Problem details →
Begin at the top of the records below and return each line exactly through the line with "const y = d3.scaleLinear().domain([-20, 60]).range([315, 71]);". Skip pictures.
>>>>
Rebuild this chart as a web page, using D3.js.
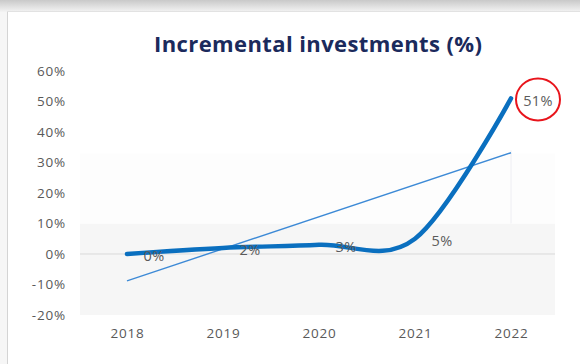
<!DOCTYPE html>
<html>
<head>
<meta charset="utf-8">
<script src="https://cdn.jsdelivr.net/npm/d3@7"></script>
<style>
  html, body { margin: 0; padding: 0; background: #fff; }
  svg { display: block; }
</style>
</head>
<body>
<svg id="chart" width="580" height="364"></svg>
<script>
// Incremental investments by year, in percent
const years = ["2018", "2019", "2020", "2021", "2022"];
const values = [0, 2, 3, 5, 51];
const labels = ["0%", "2%", "3%", "5%", "51%"];
const yTicks = [-20, -10, 0, 10, 20, 30, 40, 50, 60];
const highlighted = ["2022"];

const svg = d3.select("#chart");
const W = 580, H = 364;
const FONT = "'Open Sans', sans-serif";

// Card backdrop: soft shadow band on top, thin border on the left
const defs = svg.append("defs");
const g1 = defs.append("linearGradient").attr("id", "topShade").attr("x1", 0).attr("y1", 0).attr("x2", 0).attr("y2", 1);
g1.append("stop").attr("offset", "0%").attr("stop-color", "#c9c9c9");
g1.append("stop").attr("offset", "100%").attr("stop-color", "#f4f4f4");
svg.append("rect").attr("x", 0).attr("y", 0).attr("width", W).attr("height", 12).attr("fill", "url(#topShade)");
svg.append("rect").attr("x", 0).attr("y", 12).attr("width", 7).attr("height", H - 12).attr("fill", "#f6f6f6");
svg.append("line").attr("x1", 7.5).attr("x2", 7.5).attr("y1", 11).attr("y2", H)
  .attr("stroke", "#d4d4d4").attr("stroke-width", 1);
svg.append("line").attr("x1", 7).attr("x2", W).attr("y1", 11.5).attr("y2", 11.5)
  .attr("stroke", "#e2e2e2").attr("stroke-width", 1);

const x = d3.scalePoint().domain(years).range([79, 559]).padding(0.5);
const y = d3.scaleLinear().domain([-20, 60]).range([315, 71]);

// Plot area tint
svg.append("rect").attr("x", 80).attr("y", y(10)).attr("width", 475).attr("height", y(-20) - y(10))
  .attr("fill", "#f6f6f6");
svg.append("rect").attr("x", 80).attr("y", y(33)).attr("width", 475).attr("height", y(10) - y(33))
  .attr("fill", "#fdfdfd");
svg.append("line").attr("x1", x("2022")).attr("x2", x("2022")).attr("y1", y(34)).attr("y2", y(10))
  .attr("stroke", "#eeeef3").attr("stroke-width", 1);

// Zero line
svg.append("line").attr("x1", 80).attr("x2", 555).attr("y1", y(0)).attr("y2", y(0))
  .attr("stroke", "#d9d9d9").attr("stroke-width", 1);

// Title
svg.append("text").attr("x", 318).attr("y", 52).attr("text-anchor", "middle")
  .attr("font-family", FONT).attr("font-weight", 700).attr("font-size", 22)
  .attr("textLength", 328).attr("lengthAdjust", "spacing")
  .attr("fill", "#1b2a5c").text("Incremental investments (%)");

// Y axis labels
const yAxis = d3.axisLeft(y).tickValues(yTicks).tickFormat(d => d + "%").tickSize(0).tickPadding(0);
const ya = svg.append("g").attr("transform", "translate(66,0)").call(yAxis);
ya.select(".domain").remove();
ya.selectAll("text").attr("font-family", FONT).attr("font-size", 13.5)
  .attr("letter-spacing", 0.8).attr("fill", "#595959");

// X axis labels
const xAxis = d3.axisBottom(x).tickSize(0).tickPadding(0);
const xa = svg.append("g").attr("transform", "translate(0,328)").call(xAxis);
xa.select(".domain").remove();
xa.selectAll("text").attr("font-family", FONT).attr("font-size", 13.5)
  .attr("letter-spacing", 0.8).attr("fill", "#595959");

// Linear trend line (least squares over year index)
const n = values.length;
const idx = d3.range(n);
const mx = d3.mean(idx), my = d3.mean(values);
const slope = d3.sum(idx, i => (i - mx) * (values[i] - my)) / d3.sum(idx, i => (i - mx) ** 2);
const icpt = my - slope * mx;
svg.append("line")
  .attr("x1", x(years[0])).attr("y1", y(icpt))
  .attr("x2", x(years[n - 1])).attr("y2", y(icpt + slope * (n - 1)))
  .attr("stroke", "#3d8ad6").attr("stroke-width", 1.4);

// Smoothed series line
const line = d3.line().x((d, i) => x(years[i])).y(d => y(d)).curve(d3.curveCardinal.tension(0));
svg.append("path").datum(values).attr("d", line)
  .attr("fill", "none").attr("stroke", "#0a6fbf").attr("stroke-width", 4.5).attr("stroke-linecap", "round");

// Data labels to the right of each point
svg.append("g").selectAll("text").data(values).join("text")
  .attr("x", (d, i) => x(years[i]) + 27)
  .attr("y", d => y(d) + 2)
  .attr("dy", "0.35em")
  .attr("text-anchor", "middle")
  .attr("font-family", FONT).attr("font-size", 14.5).attr("letter-spacing", 0.3)
  .attr("fill", "#5a5a5a")
  .text((d, i) => labels[i]);

// Highlight ring around the latest value
svg.append("g").selectAll("ellipse").data(highlighted).join("ellipse")
  .attr("cx", d => x(d) + 27)
  .attr("cy", d => y(values[years.indexOf(d)]) + 1)
  .attr("rx", 22).attr("ry", 21)
  .attr("fill", "none").attr("stroke", "#e8141b").attr("stroke-width", 2);
</script>
</body>
</html>
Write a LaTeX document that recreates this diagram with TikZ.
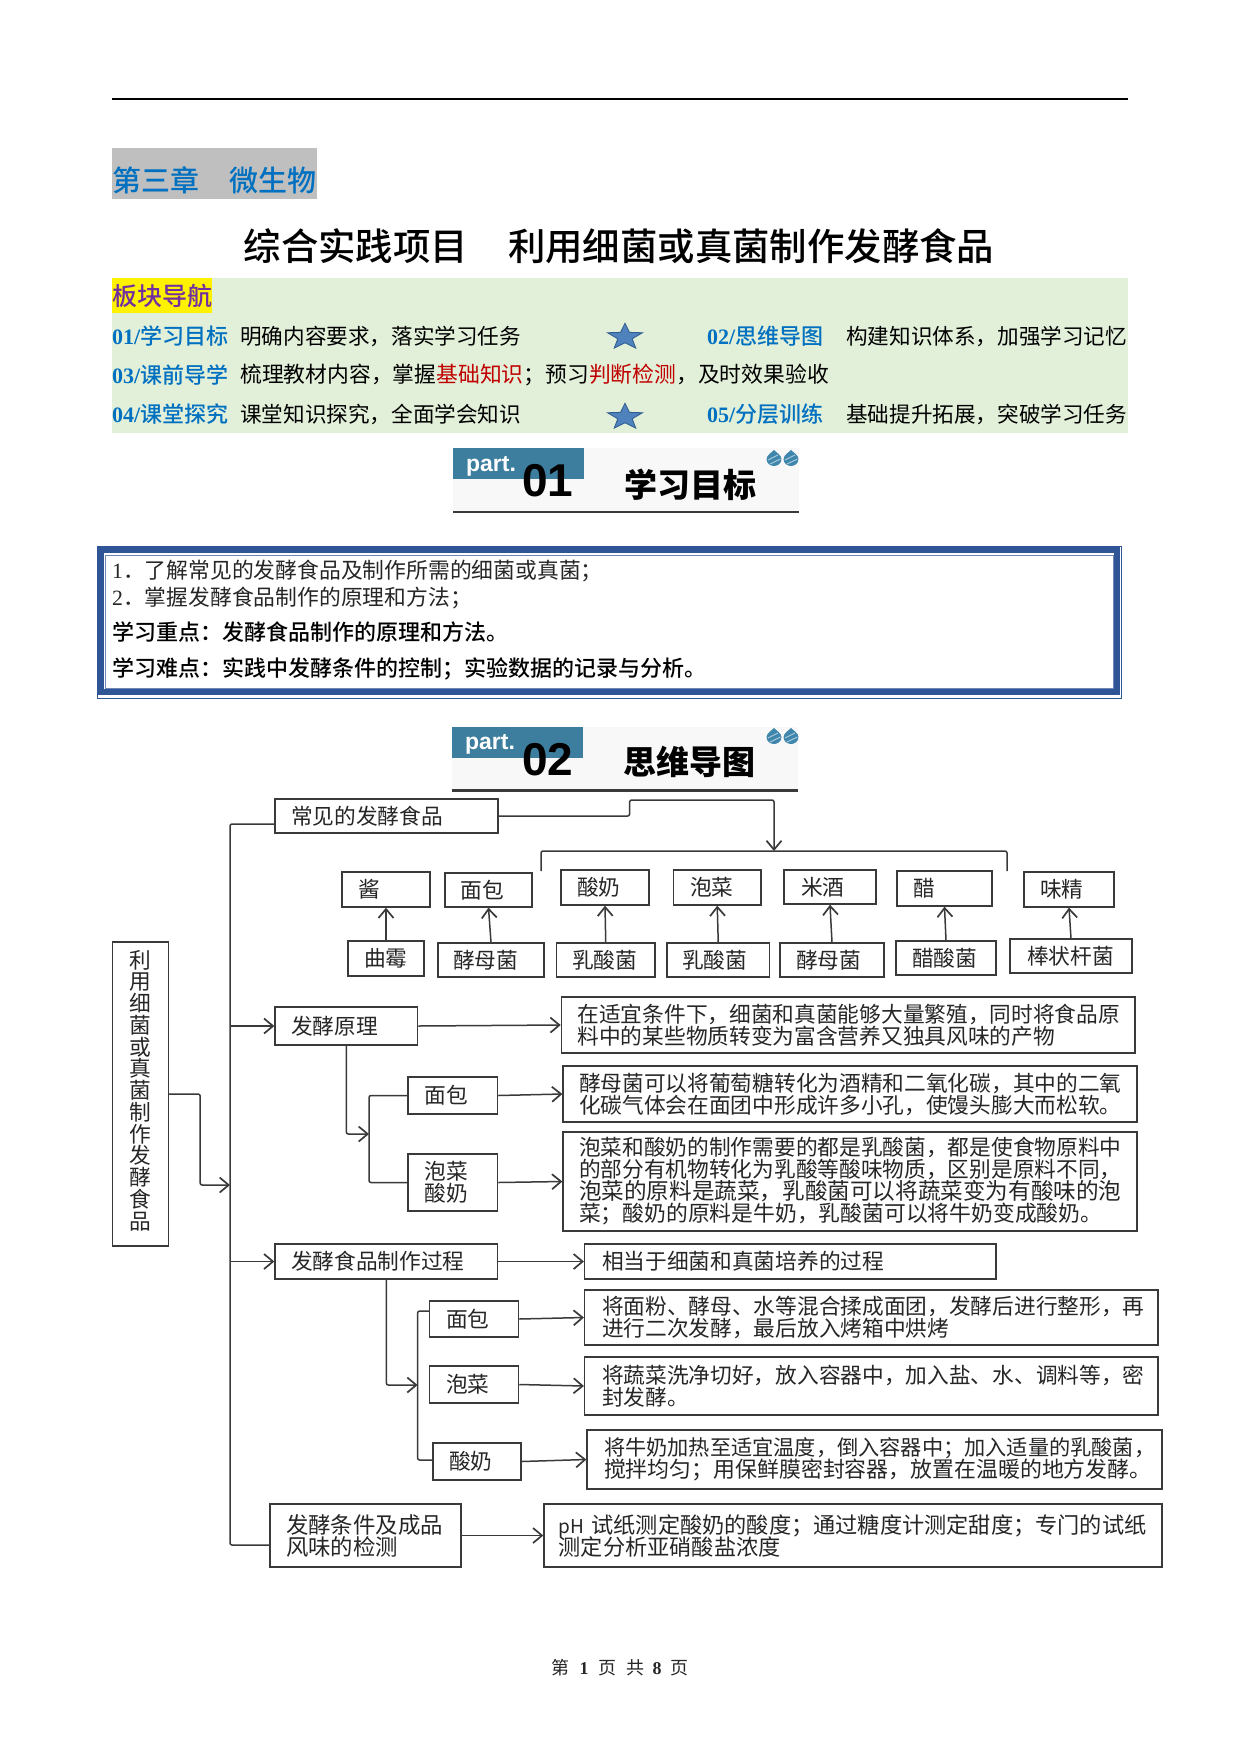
\documentclass[tikz,border=0pt]{standalone}
\usepackage{fontspec}
\setmainfont{Noto Sans CJK SC}
\newfontfamily\timesf{Liberation Serif}
\newfontfamily\headsans{Liberation Sans}
\newfontfamily\medf{Noto Sans CJK SC Medium}
\newfontfamily\medlat{Liberation Serif}
\usetikzlibrary{arrows.meta}
\definecolor{chapblue}{HTML}{0070C0}
\definecolor{chapgray}{HTML}{BFBFBF}
\definecolor{navgreen}{HTML}{E2EFD9}
\definecolor{navpurple}{HTML}{7030A0}
\definecolor{navred}{HTML}{C00000}
\definecolor{starfill}{HTML}{4F81BD}
\definecolor{stardraw}{HTML}{2F5C8F}
\definecolor{teal}{HTML}{3D7E9E}
\definecolor{dropc}{HTML}{3F86AC}
\definecolor{partbg}{HTML}{F8F8F8}
\definecolor{frameblue}{HTML}{2F5597}
\definecolor{inkc}{HTML}{262626}
\definecolor{linec}{HTML}{3A3A3A}
\newcommand{\txtsize}[1]{\fontsize{#1}{22}\selectfont\lineskiplimit=-100pt\relax}
\tikzset{
  lbl/.style={anchor=west,inner sep=0pt,font=\txtsize{21.6}},
  bxstyle/.style={draw=linec,line width=1.3pt,inner ysep=0pt,align=left,text=inkc,font=\txtsize{21.7}},
  conn/.style={draw=linec,line width=1.5pt,rounded corners=2pt},
  arr/.style={conn,-{Straight Barb[length=9pt,width=15pt,line width=1.7pt]}},
  navhead/.style={lbl,text=chapblue,font=\txtsize{22}\medf},
  starmark/.pic={
    \filldraw[fill=starfill,draw=stardraw,line width=.8pt]
      (-90:18.4 and 13.8) -- (-54:7.6 and 5.8) -- (-18:18.4 and 13.8) -- (18:7.6 and 5.8)
      -- (54:18.4 and 13.8) -- (90:7.6 and 5.8) -- (126:18.4 and 13.8) -- (162:7.6 and 5.8)
      -- (198:18.4 and 13.8) -- (234:7.6 and 5.8) -- cycle;
  },
  dropmark/.pic={
    \fill[dropc] (0,-8) .. controls (1,-6.5) and (7.5,-3) .. (7.5,1) .. controls (7.5,5.5) and (3.5,8) .. (0,8)
      .. controls (-3.5,8) and (-7.5,5.5) .. (-7.5,1) .. controls (-7.5,-3) and (-1,-6.5) .. (0,-8) -- cycle;
    \draw[white,opacity=.55,line width=1pt] (-6,2) -- (4,-3) (-4,6) -- (6.5,1);
  }
}
\newcommand{\bxnode}[7]{%
  \pgfmathsetmacro{\bw}{#4-#2}\pgfmathsetmacro{\bh}{#5-#3}%
  \pgfmathsetmacro{\bcx}{(#2+#4)/2}\pgfmathsetmacro{\bcy}{(#3+#5)/2}%
  \pgfmathsetmacro{\bpad}{#6-#2}\pgfmathsetmacro{\btw}{\bw-2*\bpad}%
  \node[bxstyle,minimum width=\bw pt,minimum height=\bh pt,inner xsep=\bpad pt,text width=\btw pt] (#1) at (\bcx,\bcy) {#7};%
}
\begin{document}
\begin{tikzpicture}[x=1pt,y=-1pt]
\useasboundingbox (0,0) rectangle (1241,1754);
\fill[white] (0,0) rectangle (1241,1754);
% header rule
\draw[black,line width=1.6pt] (112,99) -- (1128,99);
% chapter
\fill[chapgray] (112,148) rectangle (317,199);
\node[lbl,text=chapblue,font=\txtsize{29}\medf] (chap) at (112,180) {第三章\hspace{30pt}微生物};
% title
\node[anchor=center,inner sep=0pt,font=\txtsize{37.4}\medf,text=black] (title) at (619,246) {综合实践项目\hspace{40pt}利用细菌或真菌制作发酵食品};
% navigation
\fill[navgreen] (112,278) rectangle (1128,433);
\fill[yellow] (112,278) rectangle (212,313);
\node[lbl,text=navpurple,font=\txtsize{25}\medf] (nav) at (112,296) {板块导航};
\node[navhead] (n1) at (112,336) {{\medlat\bfseries 01/}学习目标};
\node[lbl] (t1) at (240,336) {明确内容要求，落实学习任务};
\node[navhead] (n2) at (707,336) {{\medlat\bfseries 02/}思维导图};
\node[lbl] (t2) at (846,336) {构建知识体系，加强学习记忆};
\node[navhead] (n3) at (112,375) {{\medlat\bfseries 03/}课前导学};
\node[lbl,font=\txtsize{21.8}] (t3) at (240,375) {梳理教材内容，掌握\textcolor{navred}{基础知识}；预习\textcolor{navred}{判断检测}，及时效果验收};
\node[navhead] (n4) at (112,414) {{\medlat\bfseries 04/}课堂探究};
\node[lbl] (t4) at (240,414) {课堂知识探究，全面学会知识};
\node[navhead] (n5) at (707,414) {{\medlat\bfseries 05/}分层训练};
\node[lbl] (t5) at (846,414) {基础提升拓展，突破学习任务};
\pic at (625,337) {starmark};
\pic at (625,417) {starmark};
% part 01
\fill[partbg] (453,448) rectangle (799,512);
\fill[teal] (453,448) rectangle (584,479);
\node[anchor=center,inner sep=0pt,text=white,font=\fontsize{23}{24}\headsans\bfseries] (p1a) at (491,466) {part.};
\node[anchor=center,inner sep=0pt,text=black,font=\fontsize{46}{48}\headsans\bfseries] (p1b) at (548,481) {01};
\node[anchor=center,inner sep=0pt,text=black,font=\txtsize{33}\bfseries] (p1c) at (690,485) {学习目标};
\draw[linec,line width=2.5pt] (453,512) -- (799,512);
\pic at (774,458) {dropmark};
\pic at (791,458) {dropmark};
% objectives frame
\draw[frameblue,line width=.6pt] (97,546) rectangle (1121,698);
\draw[frameblue,line width=6pt] (100.5,549.5) rectangle (1117,692);
\draw[frameblue!70,line width=.7pt,fill=white] (105,555) rectangle (1113,688);
\node[lbl,font=\txtsize{21.8},text=inkc] (o1) at (112,571) {{\timesf 1}．了解常见的发酵食品及制作所需的细菌或真菌；};
\node[lbl,font=\txtsize{21.8},text=inkc] (o2) at (112,598) {{\timesf 2}．掌握发酵食品制作的原理和方法；};
\node[lbl,font=\txtsize{22}\medf,text=black] (o3) at (112,632) {学习重点：发酵食品制作的原理和方法。};
\node[lbl,font=\txtsize{22}\medf,text=black] (o4) at (112,669) {学习难点：实践中发酵条件的控制；实验数据的记录与分析。};
% part 02
\fill[partbg] (452,727) rectangle (798,790);
\fill[teal] (452,727) rectangle (583,758);
\node[anchor=center,inner sep=0pt,text=white,font=\fontsize{23}{24}\headsans\bfseries] (p2a) at (490,744) {part.};
\node[anchor=center,inner sep=0pt,text=black,font=\fontsize{46}{48}\headsans\bfseries] (p2b) at (548,760) {02};
\node[anchor=center,inner sep=0pt,text=black,font=\txtsize{33}\bfseries] (p2c) at (689,762) {思维导图};
\draw[linec,line width=2.5pt] (452,790.5) -- (798,790.5);
\pic at (774,736) {dropmark};
\pic at (791,736) {dropmark};
% root
\node[bxstyle,align=center,minimum width=56pt,minimum height=304pt,inner sep=0pt,text width=30pt] (root) at (140.5,1094) {利\\[-.25pt]用\\[-.25pt]细\\[-.25pt]菌\\[-.25pt]或\\[-.25pt]真\\[-.25pt]菌\\[-.25pt]制\\[-.25pt]作\\[-.25pt]发\\[-.25pt]酵\\[-.25pt]食\\[-.25pt]品\rule[-9pt]{0pt}{0pt}};
% common foods
\bxnode{cj}{275}{799}{498}{833}{291}{常见的发酵食品}
\bxnode{a1}{342}{872}{430}{907}{358}{\hspace{0pt}酱}
\bxnode{a2}{445}{873}{532}{907}{460.5}{面包}
\bxnode{a3}{561}{870}{649}{905}{577}{酸奶}
\bxnode{a4}{673.5}{870}{761}{905}{690}{泡菜}
\bxnode{a5}{784}{870}{876}{904}{801}{米酒}
\bxnode{a6}{897}{871}{992}{906}{913.5}{醋}
\bxnode{a7}{1024}{872}{1114}{907}{1040}{味精}
\bxnode{b1}{348}{941}{424}{976}{364}{曲霉}
\bxnode{b2}{438}{943}{544}{977}{453}{酵母菌}
\bxnode{b3}{556.5}{943}{655}{977}{572}{乳酸菌}
\bxnode{b4}{667}{943}{769.5}{977}{682}{乳酸菌}
\bxnode{b5}{780}{943}{884}{977}{796}{酵母菌}
\bxnode{b6}{896}{941}{996}{975}{912}{醋酸菌}
\bxnode{b7}{1010}{939}{1132}{973}{1027}{棒状杆菌}
\foreach \k in {1,...,7}{\draw[arr] (b\k.north) -- (a\k.south);}
\coordinate (bT) at (774,851);
\coordinate (bL) at (541,871);
\coordinate (bR) at (1007,871);
\draw[conn] (bL) |- (bT) -| (bR);
\draw[arr] (cj.east) -- ++(131,0) |- (774,800) -- (bT);
% principle
\bxnode{fy}{275}{1007}{417.6}{1045}{291}{发酵原理}
\bxnode{fyt}{561.4}{997}{1135}{1053}{577.5}{在适宜条件下，细菌和真菌能够大量繁殖，同时将食品原\\料中的某些物质转变为富含营养又独具风味的产物}
\bxnode{fm}{408}{1077}{497.6}{1114}{424.6}{面包}
\bxnode{fmt}{563}{1066}{1137}{1122}{579}{酵母菌可以将葡萄糖转化为酒精和二氧化碳，其中的二氧\\化碳气体会在面团中形成许多小孔，使馒头膨大而松软。}
\bxnode{fp}{408}{1154}{497.6}{1211}{424.6}{泡菜\\酸奶}
\bxnode{fpt}{563}{1132}{1137}{1231}{579}{泡菜和酸奶的制作需要的都是乳酸菌，都是使食物原料中\\的部分有机物转化为乳酸等酸味物质，区别是原料不同，\\\txtsize{22.6}泡菜的原料是蔬菜，乳酸菌可以将蔬菜变为有酸味的泡\\\txtsize{21.8}菜；酸奶的原料是牛奶，乳酸菌可以将牛奶变成酸奶。}
% process
\bxnode{gc}{275}{1244}{497.6}{1279}{291}{发酵食品制作过程}
\bxnode{gct}{584.6}{1244}{996}{1279}{602}{相当于细菌和真菌培养的过程}
\bxnode{gm}{429.5}{1301}{518.6}{1337}{446}{面包}
\bxnode{gmt}{584.6}{1290}{1158}{1345}{602}{将面粉、酵母、水等混合揉成面团，发酵后进行整形，再\\进行二次发酵，最后放入烤箱中烘烤}
\bxnode{gp}{429.5}{1366}{518.6}{1403}{446}{泡菜}
\bxnode{gpt}{584.6}{1357}{1158}{1415}{602}{将蔬菜洗净切好，放入容器中，加入盐、水、调料等，密\\封发酵。}
\bxnode{gs}{433}{1443}{521}{1480}{449}{酸奶}
\bxnode{gst}{587}{1430}{1162}{1489}{604}{\txtsize{21.2}将牛奶加热至适宜温度，倒入容器中；加入适量的乳酸菌，\\\txtsize{21.9}搅拌均匀；用保鲜膜密封容器，放置在温暖的地方发酵。}
% detection
\bxnode{tj}{270}{1504}{461}{1567}{286}{\txtsize{22.4}发酵条件及成品\\风味的检测}
\bxnode{tjt}{544}{1504}{1162}{1567}{558.6}{\txtsize{22.2}{\txtsize{19}pH}~试纸测定酸奶的酸度；通过糖度计测定甜度；专门的试纸\\测定分析亚硝酸盐浓度}
% trunk
\coordinate (tA) at (230,824);
\coordinate (tB) at (230,1545);
\coordinate (tM) at (230,1185);
\draw[conn] (cj.west |- tA) -- (tA) -- (tB) -- (tj.west |- tB);
\draw[arr] (root.east) -- ++(31,0) |- (tM);
\draw[arr] (tA |- fy.west) -- (fy.west);
\draw[arr] (tA |- gc.west) -- (gc.west);
% principle links
\coordinate (fyK) at (369,1134);
\draw[conn] (fm.west) -- (fyK |- fm.west) -- (fyK |- fp.west) -- (fp.west);
\draw[arr] (fy.south) |- (fyK);
\draw[arr] (fy.east) -- (fyt.west);
\draw[arr] (fm.east) -- (fmt.west);
\draw[arr] (fp.east) -- (fpt.west);
% process links
\coordinate (gcK) at (417.6,1385);
\coordinate (gm1) at (417.6,1311);
\coordinate (gs1) at (417.6,1460);
\draw[conn] (gm.west |- gm1) -- (gm1) -- (gs1) -- (gs.west |- gs1);
\draw[arr] (gc.south) |- (gcK);
\draw[arr] (gc.east) -- (gct.west);
\draw[arr] (gm.east) -- (gmt.west);
\draw[arr] (gp.east) -- (gpt.west);
\draw[arr] (gs.east) -- (gst.west);
\draw[arr] (tj.east) -- (tjt.west);
% footer
\node[anchor=center,inner sep=0pt,text=inkc,font=\txtsize{18}] (foot) at (620,1668) {第\hspace{10pt}{\timesf\bfseries 1}\hspace{10pt}页\hspace{10pt}共\hspace{8pt}{\timesf\bfseries 8}\hspace{9pt}页};
\end{tikzpicture}
\end{document}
<<<<
Written response →
Rebuild this chart as a web page, using D3.js.
<!DOCTYPE html>
<html>
<head>
<meta charset="utf-8">
<script src="https://cdn.jsdelivr.net/npm/d3@7"></script>
<style>
  html, body { margin: 0; padding: 0; background: #fff; }
  svg { display: block; }
</style>
</head>
<body>
<svg id="chart" width="580" height="364"></svg>
<script>
// Incremental investments by year, in percent
const years = ["2018", "2019", "2020", "2021", "2022"];
const values = [0, 2, 3, 5, 51];
const labels = ["0%", "2%", "3%", "5%", "51%"];
const yTicks = [-20, -10, 0, 10, 20, 30, 40, 50, 60];
const highlighted = ["2022"];

const svg = d3.select("#chart");
const W = 580, H = 364;
const FONT = "'Open Sans', sans-serif";

// Card backdrop: soft shadow band on top, thin border on the left
const defs = svg.append("defs");
const g1 = defs.append("linearGradient").attr("id", "topShade").attr("x1", 0).attr("y1", 0).attr("x2", 0).attr("y2", 1);
g1.append("stop").attr("offset", "0%").attr("stop-color", "#c9c9c9");
g1.append("stop").attr("offset", "100%").attr("stop-color", "#f4f4f4");
svg.append("rect").attr("x", 0).attr("y", 0).attr("width", W).attr("height", 12).attr("fill", "url(#topShade)");
svg.append("rect").attr("x", 0).attr("y", 12).attr("width", 7).attr("height", H - 12).attr("fill", "#f6f6f6");
svg.append("line").attr("x1", 7.5).attr("x2", 7.5).attr("y1", 11).attr("y2", H)
  .attr("stroke", "#d4d4d4").attr("stroke-width", 1);
svg.append("line").attr("x1", 7).attr("x2", W).attr("y1", 11.5).attr("y2", 11.5)
  .attr("stroke", "#e2e2e2").attr("stroke-width", 1);

const x = d3.scalePoint().domain(years).range([79, 559]).padding(0.5);
const y = d3.scaleLinear().domain([-20, 60]).range([315, 71]);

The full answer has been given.